DAVAO

Art in the details

ART takes time.

This is what Dabawenyo visual artist Matthew Dy Manalo believes in.

For a 21-year-old artist who is into portrait sketching and hyperrealism painting, completing one piece of art requires more than talent. For him, it is more on dedication, focus and pushing oneself to the limits.

“All of my hyper-realistic works took months to complete. Currently, I’ve done three. It is the most meticulous form of painting and it will test you. It takes a ton of time, discipline, focus, patience and, most importantly, control,” he shared.

Hyperrealism is a genre of painting and sculpture resembling a high-resolution photograph. It is considered an advancement of Photorealism.

He added that Hyperrealism paintings are not something that can be possibly done in one sitting. If one can, for him, it may be a form of cheating the details.

“Making a painting look good is the easy part but actually, capturing accurately the details is more difficult, especially if they’re all connected,” he said.

He explained that when an artist paints for hours, the eyes will adjust like a camera lens. He emphasized that taking breaks will give artists the chance to see the details more accurately.

In Davao City, he said, there are only a handful of artists pursuing this genre of painting.

“Why am I into this? Maybe because I tend to be a perfectionist. For me, it’s satisfying to pour everything you can on a piece of artwork,” the University of the Philippines Mindanao Computer Science student shared.

He also added that he does portraits because he is fascinated by the human’s facial features.

“People’s faces are powerful because it creates an immediate connection, and sends a lot of messages that we usually are unaware of,” he said.

Manalo started portrait sketching when he was 15, joining a portrait painting workshop at a mall in the city. His first portrait sketch was Jesus Christ’s face. But it was only in 2016 when he learned creating hyperrealistic artworks. He did a portrait of a younger version of the late Lee Kuan Yew which was finished after around two months.

“I have a life-size painting, it took me a year to complete it,” he said admitting he could have done it in a shorter time if he imposed greater self-discipline.

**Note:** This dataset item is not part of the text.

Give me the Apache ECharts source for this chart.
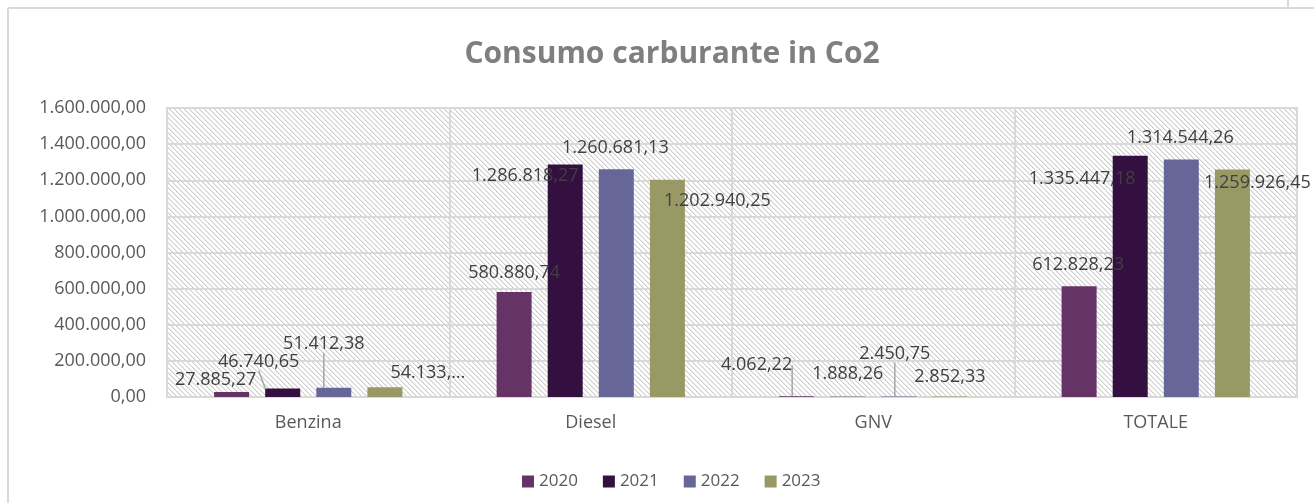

When asked as to what his preparations are before he dives into making art, he shared he studies his subject thoroughly.

On average, he is capable of finishing a single portrait commission from three hours to a week.

On how he handles criticism, he said he always considers them as a chance to improve.

“If it’s customer dissatisfaction, it’s feedback, to me, it’s valuable information because it’s an opportunity to improve my service. Some people might say that my style is too rigid and strict. I respect their preference but if I stop now, who will create hyperrealistic portraits?” he said.

As an artist, he aspires to be as good as Cesar Santos with values, to be as refined as Marco Grassi, and to be as precise and efficient as Casey Baugh.

“I want to create the world’s most hyper-realistic painting like Leng Jun’s work and create his masterpiece as big as Spoliarium,” he shared.

This young artist believes he still has a lot of things to learn when it comes to honing his art, but one thing is certain, there is no stopping him from reaching his goals. And he understands that becoming great takes time.